Mike Ashley and Philip Green are not to blame for the callous greed and lack of empathy they exude in their business deallings and utter disdain for the people whom they employ or have employed. They merely confirm the truth of Albert Camus’ observation that, “A man without ethics is a wild beast loosed upon this world.” But the ability of such “wild beasts” to rampage around the economy treating thousands of British citizens and workers as economic units available to be exploited, humiliated, and crushed is the responsibility of successive governments and a political class and media that worships at the altar of a free market which is anything but free; its cost measured in the lives destroyed as it rolls over the weak and the vulnerable like an out of control juggernaut.

One of the great lies of the age is that with more wealth for the few comes more wealth for the many — in other words, that wealth trickles down. In truth it does no such thing. In truth businesses and businessmen and women create neither wealth nor jobs. Both are created by consumers — i.e. the extent to which people are buying goods and services is the extent to which the demand for said goods and services creates new or expands existing businesses, which in turn employ people, who in turn use the wages and salaries they earn to pay tax and buy more goods and services, thus creating a virtuous cycle of wealth and economic growth.

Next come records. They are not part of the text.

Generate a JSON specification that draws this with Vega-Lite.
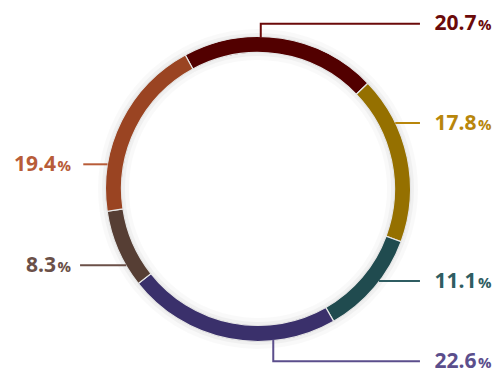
{
  "$schema": "https://vega.github.io/schema/vega-lite/v6.json",
  "width": 493,
  "height": 372,
  "autosize": {"type": "fit", "contains": "padding"},
  "padding": 0,
  "background": "#ffffff",
  "config": {"view": {"stroke": null}},
  "datasets": {
    "slices": [
      {"i": 1, "k": "20.7", "value": 20.7},
      {"i": 2, "k": "17.8", "value": 17.8},
      {"i": 3, "k": "11.1", "value": 11.1},
      {"i": 4, "k": "22.6", "value": 22.6},
      {"i": 5, "k": "8.3", "value": 8.3},
      {"i": 6, "k": "19.4", "value": 19.4}
    ],
    "leaders": [
      {"k": "20.7", "p": 1, "x": 0.018, "y": 1.0},
      {"k": "20.7", "p": 2, "x": 0.018, "y": 1.092},
      {"k": "20.7", "p": 3, "x": 1.062, "y": 1.092},
      {"k": "17.8", "p": 1, "x": 0.9, "y": 0.436},
      {"k": "17.8", "p": 2, "x": 1.062, "y": 0.436},
      {"k": "11.1", "p": 1, "x": 0.793, "y": -0.609},
      {"k": "11.1", "p": 2, "x": 1.062, "y": -0.609},
      {"k": "22.6", "p": 1, "x": 0.1, "y": -0.995},
      {"k": "22.6", "p": 2, "x": 0.1, "y": -1.138},
      {"k": "22.6", "p": 3, "x": 1.062, "y": -1.138},
      {"k": "8.3", "p": 1, "x": -0.864, "y": -0.504},
      {"k": "8.3", "p": 2, "x": -1.167, "y": -0.504},
      {"k": "19.4", "p": 1, "x": -0.987, "y": 0.163},
      {"k": "19.4", "p": 2, "x": -1.146, "y": 0.163}
    ],
    "labels": [
      {"k": "20.7", "x": 1.531, "y": 1.092},
      {"k": "17.8", "x": 1.531, "y": 0.436},
      {"k": "11.1", "x": 1.531, "y": -0.609},
      {"k": "22.6", "x": 1.531, "y": -1.138},
      {"k": "8.3", "x": -1.226, "y": -0.504},
      {"k": "19.4", "x": -1.226, "y": 0.163}
    ]
  },
  "resolve": {"scale": {"color": "independent"}},
  "layer": [
    {
      "data": {"name": "slices"},
      "mark": {"type": "arc", "outerRadius": 160, "innerRadius": 129, "color": "#000000", "opacity": 0.025},
      "encoding": {
        "theta": {"field": "value", "type": "quantitative", "stack": true, "scale": {"range": [-0.4974, 5.7858]}},
        "order": {"field": "i", "type": "quantitative"},
        "x": {"datum": 0, "type": "quantitative", "scale": {"domain": [-1.692, 1.541], "nice": false, "zero": false}, "axis": null},
        "y": {"datum": 0, "type": "quantitative", "scale": {"domain": [-1.19, 1.249], "nice": false, "zero": false}, "axis": null}
      }
    },
    {
      "data": {"name": "slices"},
      "mark": {"type": "arc", "outerRadius": 156, "innerRadius": 133, "color": "#000000", "opacity": 0.035},
      "encoding": {
        "theta": {"field": "value", "type": "quantitative", "stack": true},
        "order": {"field": "i", "type": "quantitative"},
        "x": {"datum": 0, "type": "quantitative"},
        "y": {"datum": 0, "type": "quantitative"}
      }
    },
    {
      "data": {"name": "slices"},
      "mark": {"type": "arc", "outerRadius": 152.5, "innerRadius": 136.5, "stroke": "#e6e6e6", "strokeWidth": 1.2},
      "encoding": {
        "theta": {"field": "value", "type": "quantitative", "stack": true},
        "order": {"field": "i", "type": "quantitative"},
        "x": {"datum": 0, "type": "quantitative"},
        "y": {"datum": 0, "type": "quantitative"},
        "color": {"field": "k", "type": "nominal", "legend": null,
          "scale": {"domain": ["20.7", "17.8", "11.1", "22.6", "8.3", "19.4"],
                    "range": ["#520000", "#957000", "#204b4f", "#3a306b", "#563e34", "#9a4422"]}}
      }
    },
    {
      "data": {"name": "leaders"},
      "mark": {"type": "line", "strokeWidth": 2},
      "encoding": {
        "x": {"field": "x", "type": "quantitative"},
        "y": {"field": "y", "type": "quantitative"},
        "order": {"field": "p", "type": "quantitative"},
        "detail": {"field": "k", "type": "nominal"},
        "color": {"field": "k", "type": "nominal", "legend": null,
          "scale": {"domain": ["20.7", "17.8", "11.1", "22.6", "8.3", "19.4"],
                    "range": ["#6b0a0a", "#b8860b", "#2f5d62", "#5b4e8c", "#6b5048", "#b85c38"]}}
      }
    },
    {
      "data": {"name": "labels"},
      "mark": {"type": "text", "align": "right", "baseline": "alphabetic", "dx": -15, "dy": 6.5, "font": "Open Sans", "fontSize": 21, "fontWeight": "bold"},
      "encoding": {
        "x": {"field": "x", "type": "quantitative"},
        "y": {"field": "y", "type": "quantitative"},
        "text": {"field": "k", "type": "nominal"},
        "color": {"field": "k", "type": "nominal", "legend": null,
          "scale": {"domain": ["20.7", "17.8", "11.1", "22.6", "8.3", "19.4"],
                    "range": ["#6b0a0a", "#b8860b", "#2f5d62", "#5b4e8c", "#6b5048", "#b85c38"]}}
      }
    },
    {
      "data": {"name": "labels"},
      "mark": {"type": "text", "align": "right", "baseline": "alphabetic", "dy": 6.5, "font": "Open Sans", "fontSize": 15, "fontWeight": "bold", "text": "%"},
      "encoding": {
        "x": {"field": "x", "type": "quantitative"},
        "y": {"field": "y", "type": "quantitative"},
        "color": {"field": "k", "type": "nominal", "legend": null,
          "scale": {"domain": ["20.7", "17.8", "11.1", "22.6", "8.3", "19.4"],
                    "range": ["#6b0a0a", "#b8860b", "#2f5d62", "#5b4e8c", "#6b5048", "#b85c38"]}}
      }
    }
  ]
}
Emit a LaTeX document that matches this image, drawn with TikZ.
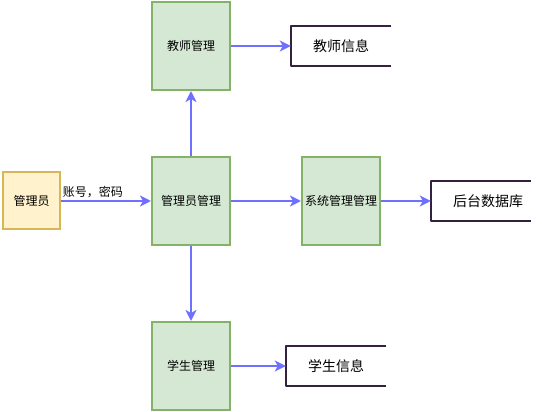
\documentclass[tikz,border=0pt]{standalone}
\usepackage{fontspec}
\setmainfont{Noto Sans CJK SC}
\usetikzlibrary{arrows.meta}
\definecolor{procfill}{HTML}{D5E8D4}
\definecolor{procline}{HTML}{82B366}
\definecolor{userfill}{HTML}{FFF2CC}
\definecolor{userline}{HTML}{D6B656}
\definecolor{flowline}{HTML}{7070FF}
\definecolor{storeline}{HTML}{33213F}
\tikzset{procbox/.style={draw=procline, fill=procfill, line width=2pt, minimum width=78pt, minimum height=88pt, inner sep=0pt, font=\fontsize{12}{14}\selectfont}}
\tikzset{userbox/.style={draw=userline, fill=userfill, line width=2pt, minimum width=57pt, minimum height=57pt, inner sep=0pt, font=\fontsize{12}{14}\selectfont}}
\tikzset{storebox/.style={minimum width=100pt, minimum height=40pt, inner sep=0pt, font=\fontsize{14}{16}\selectfont}}
\tikzset{flow/.style={draw=flowline, line width=2pt, -{Stealth[length=11pt, width=11pt, inset=3pt]}}}

\begin{document}
\begin{tikzpicture}[x=1pt, y=-1pt]
    \useasboundingbox (0, 0) rectangle (542, 412);

    \node[userbox] (ADMIN) at (31.5, 201) {管理员};
    \node[procbox] (ADMINMGR) at (191, 201) {管理员管理};
    \node[procbox] (TEACHERMGR) at (191, 46) {教师管理};
    \node[procbox] (STUDENTMGR) at (191, 366) {学生管理};
    \node[procbox] (SYSMGR) at (341, 201) {系统管理管理};

    \node[storebox] (TEACHERINFO) at (341, 46) {教师信息};
    \node[storebox] (DB) at (481, 201) {\hspace*{14pt}后台数据库};
    \node[storebox] (STUDENTINFO) at (336, 366) {学生信息};

    % open-ended stores
    \foreach \s in {TEACHERINFO, DB, STUDENTINFO}
        \draw[storeline, line width=2pt, line join=round]
            (\s.north east) -- (\s.north west) -- (\s.south west) -- (\s.south east);

    \draw[flow] (ADMIN) -- (ADMINMGR)
        node[at start, anchor=south west, inner sep=1pt, yshift=1pt, font=\fontsize{12}{14}\selectfont]{账号，密码};
    \draw[flow] (ADMINMGR) -- (TEACHERMGR);
    \draw[flow] (ADMINMGR) -- (STUDENTMGR);
    \draw[flow] (ADMINMGR) -- (SYSMGR);
    \draw[flow] (TEACHERMGR) -- (TEACHERINFO.west);
    \draw[flow] (SYSMGR) -- (DB.west);
    \draw[flow] (STUDENTMGR) -- (STUDENTINFO.west);
\end{tikzpicture}
\end{document}
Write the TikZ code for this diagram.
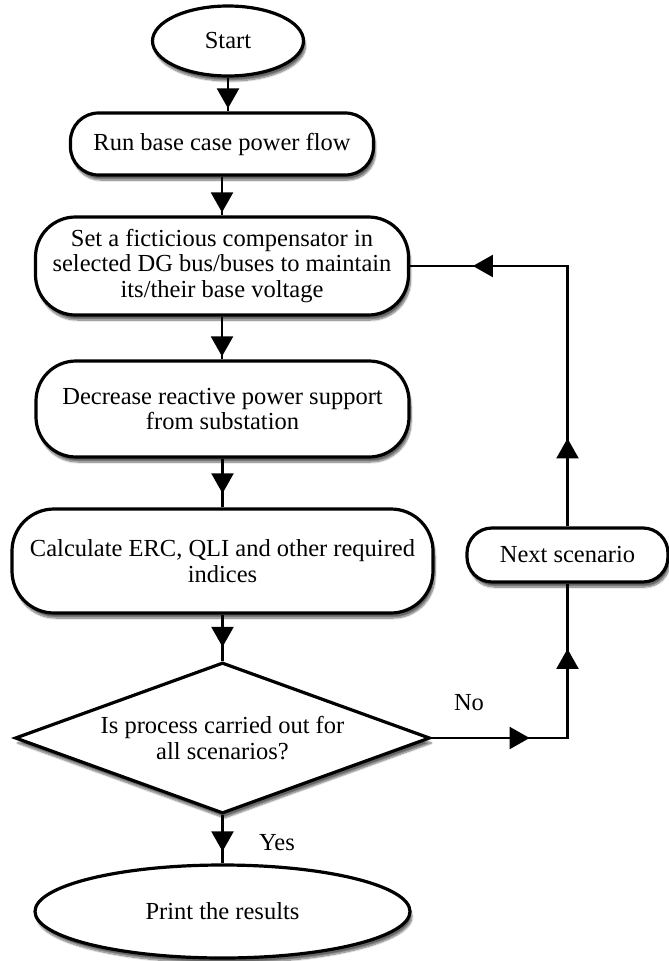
\documentclass[tikz,border=0pt]{standalone}
\usepackage{fontspec}
\setmainfont{Liberation Serif}
\usetikzlibrary{shapes.geometric,arrows.meta,decorations.markings,shadows.blur}

% arrow head placed along a connector
\newcommand\flowtip{\arrow{Triangle[width=22pt,length=20pt]}}

\tikzset{
  box/.style={draw, line width=3.2pt, fill=white, align=center, inner sep=0pt,
    blur shadow={shadow xshift=2pt, shadow yshift=-5pt, shadow blur steps=10, shadow opacity=60}},
  rbox/.style={box, rectangle, rounded corners=#1},
  term/.style={box, ellipse},
  decide/.style={box, diamond, aspect=2.75},
  link/.style={line width=2.2pt},
  tipat/.style={postaction=decorate,
    decoration={markings, mark=at position #1 with {\flowtip}}},
  tiptwo/.style 2 args={postaction=decorate,
    decoration={markings, mark=at position #1 with {\flowtip}, mark=at position #2 with {\flowtip}}},
  lbl/.style={inner sep=0pt},
}

\begin{document}
\begin{tikzpicture}[x=1pt, y=-1pt, font=\fontsize{24.5}{25.5}\selectfont]
\useasboundingbox (0,0) rectangle (669,961);

% process steps
\node[term, minimum width=151, minimum height=70] (start) at (228,41) {Start};
\node[rbox=28, minimum width=303, minimum height=62] (run) at (222,144) {Run base case power flow};
\node[rbox=40, minimum width=373, minimum height=98] (comp) at (222,266)
  {Set a ficticious compensator in\\selected DG bus/buses to maintain\\its/their base voltage};
\node[rbox=40, minimum width=373, minimum height=96] (dec) at (222.5,409)
  {Decrease reactive power support\\from substation};
\node[rbox=42, minimum width=421, minimum height=104] (calc) at (222.5,561)
  {Calculate ERC, QLI and other required\\indices};
\node[decide, minimum width=415, minimum height=151] (ask) at (222.5,738)
  {Is process carried out for\\all scenarios?};
\node[term, minimum width=375, minimum height=93] (print) at (222.5,911.5) {Print the results};
\node[rbox=25, minimum width=201, minimum height=54] (next) at (567.5,555) {Next scenario};

% branch labels
\node[lbl] (no) at (469,703) {No};
\node[lbl] (yes) at (277,843) {Yes};

% main flow
\draw[link, tipat=-3pt] (start.south) -- (start.south |- run.north);
\draw[link, tipat=-3pt] (run.south) -- (comp.north);
\draw[link, tipat=-3pt] (comp.south) -- (comp.south |- dec.north);
\draw[link, tipat=-14pt] (dec.south) -- (calc.north);
\draw[link, tipat=-14pt] (calc.south) -- (ask.north);
\draw[link, tipat=-12pt] (ask.south) -- (print.north);

% loop back for the next scenario
\draw[link, tiptwo={98pt}{225pt}] (ask.east) -- (next.south |- ask.east) -- (next.south);
\draw[link, tiptwo={88pt}{355pt}] (next.north) -- (next.north |- comp.east) -- (comp.east);
\end{tikzpicture}
\end{document}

But in a low wage economy such as ours millions of people in work do not even earn enough to afford basic necessities and therefore the demand upon which said economy and economic growth depends is weakened rather than strenghtened. Meanwhile the obscene salaries, dividends, and wealth that those millions of low waged workers support at the top end — the kind enjoyed by Mike Ashley and Philip Green — registers no benefit to the wider economy, given that such individuals already enjoy more goods and services than they could ever use and waste their inordinate excess wealth on luxury items such as yachts and homes in the South of France, while securing the services of the best accountants that money can buy in order to avoid paying their full whack in tax.

So more than moral harm rampant individual greed renders society economic harm.

Even more stark when it comes to irrefutable evidence of the moral sickness that is killing British society in 2016 is a welfare system that has been turned from a symbol of compassion and social solidarity into a weapon of conscious cruelty, whose purpose is not to help the victims of economic circumstances outwith their control but instead punish and flagellate them for daring to be victims.

The story of a couple forced to resort to breaking-in to a Tesco storage facility containing out of date food destined for the bin, after they were left with £8 a week to live on due to benefit sanctions, should make every right thinking person seethe with anger. It is anger that should be unbounded given that far from a one-off this is a story repeated thousands of times over the years of Tory austerity — austerity which has and continues to be tantamount to a mass experiment in human despair.

But here’s the thing about systemic cruelty. It requires the consent and active participation of the rest of society in order for it to work. Whether it’s the worker in the Jobcentre or DWP who makes the decision to have a particular claimant’s benefits suspended or sanctioned, thus hurling them into the arms of foodbanks and destitution, or whether it is one of the charities, businesses or local councils which signed up to and utilised the previous government’s scheme to force benefit claimants to work for free as a condition of their benefit, there is more than enough blame and guilt to go round.

Taken together who could seriously argue that it is not Putin, Russia or even ISIS that constitutes the greatest threat facing the British people, but the culture of greed, cruelty, venality and mendacity that makes a mockery out of the oft-repeated boast that ours is a civilised society?

You can have greed or you can have justice. What you can’t have is both.